(1.) This is an appeal against an order dated 13 January 1932 by which the learned Subordinate Judge refused to set aside an ex parte decree that he had made against Kanhaiya Lal, the appellant. It appears that Kanhaiya Lal was one of the transferees on a part of the alleged family property in a suit for partition instituted by Govind Prasad. Kanhaiya Lal had contested the suit having filed a written statement. The case could not be heard for a long time for the reason that the learned Judge was engaged in hearing a big suit known as the Tikari Raj suit. We find from his English notes that on 27 August 1930 he made an order the concluding portion of which was this: There is no time owing to the hearing of the Tikari Raj case; and case to be postponed for fixing a date for final hearing.
(2.) It will be noticed that on 25 August 1932 the order was that the case was to remain without any date for hearing being fixed for it. If a date for hearing had been fixed it would have been the duty of the parties to appear in Court on that date and to ascertain what was being done in the case. No date having been fixed the parties were naturally unaware when any orders would be passed and what orders would be passed. Then we find that on 8 January 1931 the learned Judge made the following order: Case taken up today as judgment in Tikari Raj case is about to finish. This case to come up for final hearing on 2nd Februaiy 1981; inform the parties.
(3.) The sentence "inform the parties" clearly indicates and the circumstances also point to the same conclusion that when on 8 January 1931 the learned Judge fixed 2 February, 1931 for hearing, he knew that the parties were taking no interest in the case for the simple reason that they did not know when a date would be fixed. The Judge accordingly directed that the parties should be informed. On the vernacular order sheet we find that the signatures of the various pleaders were taken but it is common ground that none of the two counsel for the appellant was asked to sign the order sheet. This means that none of the two counsel got the information that the case was to be taken up on the 2nd February 1931. In these circumstances it is difficult to see how the appellant could have come on that date to attend to the case.
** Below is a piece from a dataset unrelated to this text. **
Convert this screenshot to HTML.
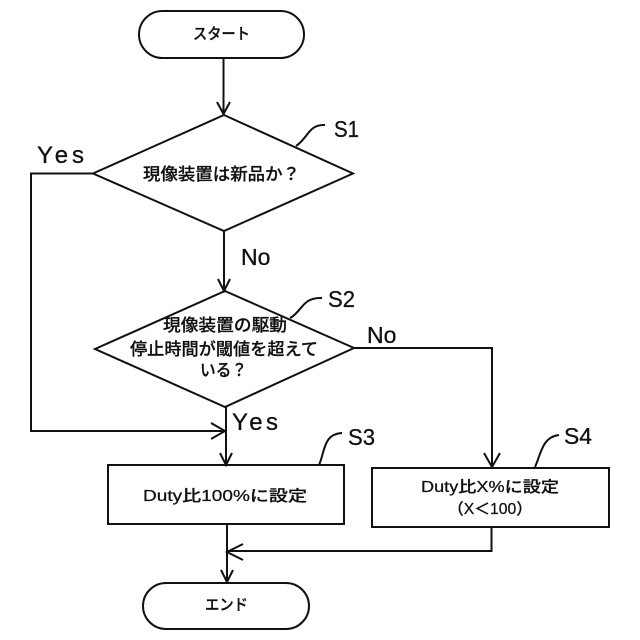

There is no doubt a pertinent remark in the judgment of the Court below that it was the duly of the applicant to take an interest in his case and to enquire about the date fixed. But this remark is not justified in the circumstances stated above. We have no reason to suppose that the defendant was neglecting his case or that he had no interest in prosecuting his defence. We allow the appeal, set aside the order of 13 January 1932 and direct that the suit be restored to its original number on the file (the ex parte order against the applicant having been set aside) and that it be heard in accordance with law. If the learned Subordinate Judge thinks that in the interest of justice the whole decree should be re-opened it will be open to him to make that order. As we do not know any other circumstances of the case we refrain from opening up the entire decree but we leave it to the Court below to do as the circumstances necessitate.